Vom eigenen Erfolg gefressen

INKLUSION Es bleibt unklar, wie viel Geld Berlin der behindertengerechte Ausbau der Schulen kostet. Eine schlechte Ausgangsposition für Senatorin Scheeres (SPD) in den Haushaltsverhandlungen

Immer mehr Berliner Kinder mit sonderpädagogischem Förderbedarf werden in ganz normalen Regelschulen unterrichtet. Waren es 2009 noch 42,5 Prozent, sind es fünf Jahre später schon knapp 59 Prozent. Das ist die gute Nachricht zum Stand der sonderpädagogischen Förderung, die am Donnerstag Thema im Abgeordnetenhaus war. Die schlechte Nachricht ist: Dem Vorhaben Inklusion wächst der eigene Erfolg über den Kopf.
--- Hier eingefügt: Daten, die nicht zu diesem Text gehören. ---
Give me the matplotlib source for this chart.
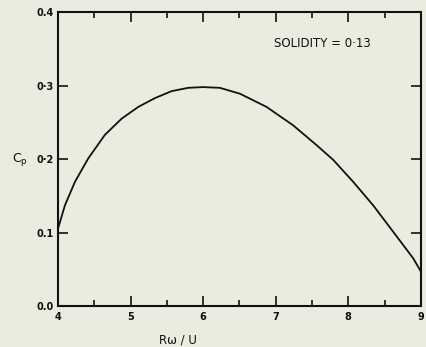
import numpy as np
import matplotlib.pyplot as plt
from matplotlib.ticker import MultipleLocator

# Cp vs tip speed ratio
tsr = [4.0, 4.096, 4.234, 4.418, 4.647, 4.877, 5.106, 5.336, 5.566, 5.795, 6.0,
       6.23, 6.507, 6.874, 7.24, 7.563, 7.792, 8.068, 8.343, 8.619, 8.894, 9.0]
cp = [0.105, 0.137, 0.169, 0.201, 0.233, 0.255, 0.271, 0.283, 0.2925, 0.297, 0.298,
      0.297, 0.289, 0.271, 0.246, 0.219, 0.199, 0.169, 0.137, 0.101, 0.065, 0.047]

xticks = [4, 5, 6, 7, 8, 9]
yticks = [0.0, 0.1, 0.2, 0.3, 0.4]
ylabels = ['0.0', '0.1', '0·2', '0·3', '0.4']

bg = '#ecebdf'
ink = '#111111'
plt.rcParams['font.family'] = 'DejaVu Sans'

fig = plt.figure(figsize=(4.26, 3.47), dpi=100, facecolor=bg)
ax = fig.add_axes([0.136, 0.118, 0.852, 0.847], facecolor=bg)

ax.plot(tsr, cp, color=ink, lw=1.3)

ax.set_xlim(4, 9)
ax.set_ylim(0, 0.4)
ax.set_xticks(xticks)
ax.set_yticks(yticks)
ax.set_yticklabels(ylabels)
ax.xaxis.set_minor_locator(MultipleLocator(0.5))
ax.tick_params(which='both', direction='in', top=True, right=True, color=ink,
               labelsize=7, labelcolor=ink)
ax.tick_params(which='major', length=7, width=1.2)
ax.tick_params(which='minor', length=4, width=1.2)
ax.tick_params(axis='y', pad=3)
ax.tick_params(axis='x', pad=4)
for lab in ax.get_xticklabels() + ax.get_yticklabels():
    lab.set_fontweight('bold')
for s in ax.spines.values():
    s.set_linewidth(1.5)
    s.set_color(ink)

ax.text(0.595, 0.895, 'SOLIDITY = 0·13', transform=ax.transAxes, fontsize=8.5,
        color=ink, va='center', fontweight='medium')
fig.text(0.418, 0.02, 'Rω / U', fontsize=8.5, color=ink, ha='center', va='center',
         fontweight='medium')
fig.text(0.028, 0.539, r'C$_\mathrm{p}$', fontsize=9, color=ink, va='center')

fig.savefig('out.png', dpi=100, facecolor=bg)
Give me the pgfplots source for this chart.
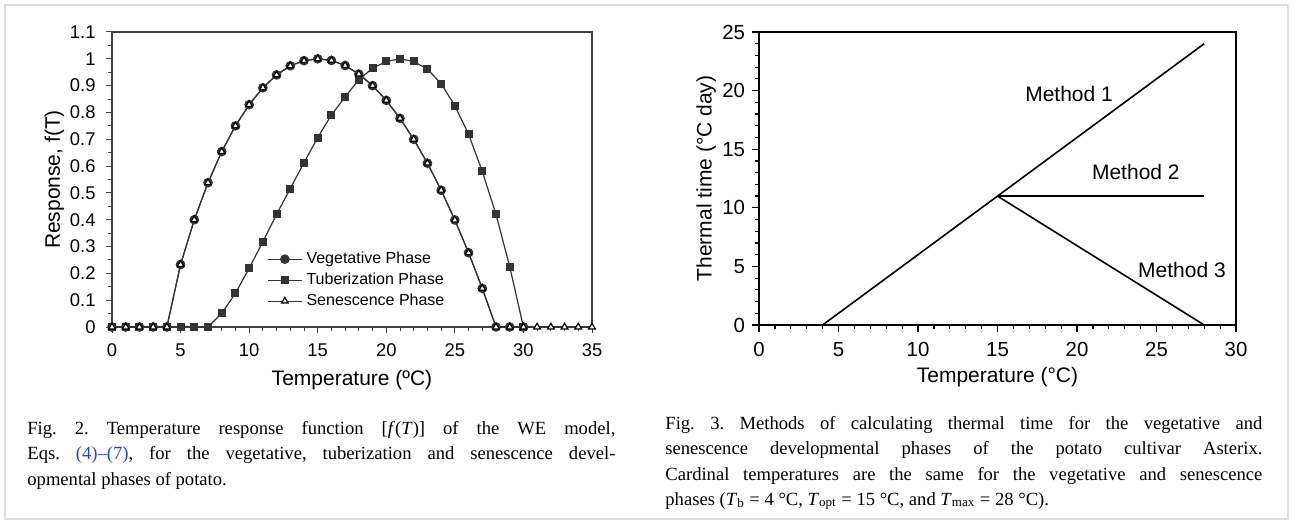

So ist vor den ersten Verhandlungen zum Doppelhaushalt 2015/16 im September noch immer völlig unklar, wie viel es tatsächlich kosten wird, die Berliner Schulen rollstuhlgerecht auszubauen. Zwar hat die Senatsbildungsverwaltung inzwischen alle Schulen in Kategorien einsortiert, die einen Anhaltspunkt geben sollen, wie weit es jeweils schon mit der Barrierefreiheit gediehen ist – und auch flugs den Mittelwert von 650.000 Euro errechnet, den jede Schule mindestens bräuchte, um rollstuhlgerecht zu werden. Doch dieser Mittelwert dürfte für viele Schulen eben nicht reichen. Zudem ließ sich ein Großteil der Schulen gar nicht in eine der Kategorien einordnen.

Grund für die schwache Datenlage seien vor allem fehlende Rückmeldungen aus den Bezirken, suchte Bildungssenatorin Sandra Scheeres (SPD) die Verantwortung weiterzureichen.

„Es ist unklar, wie sie damit in die Haushaltsverhandlungen gehen wollen“, kritisierte die bildungspolitische Sprecherin der Linksfraktion Regine Kittler die Datenlage. „Das heißt, dass Inklusion im nächsten Jahr nicht stattfinden wird.“

Selbst vom Koalitionspartner CDU kam Kritik: „Der Finanzsenator wird sich sicher nur auf Kostenforderungen einlassen, wenn er die konkreten Zahlen kennt“, sagte Ausschussmitglied Stefan Schlede. Im Übrigen rechne er hier „frühestens im Sommer 2016“ mit Ergebnissen.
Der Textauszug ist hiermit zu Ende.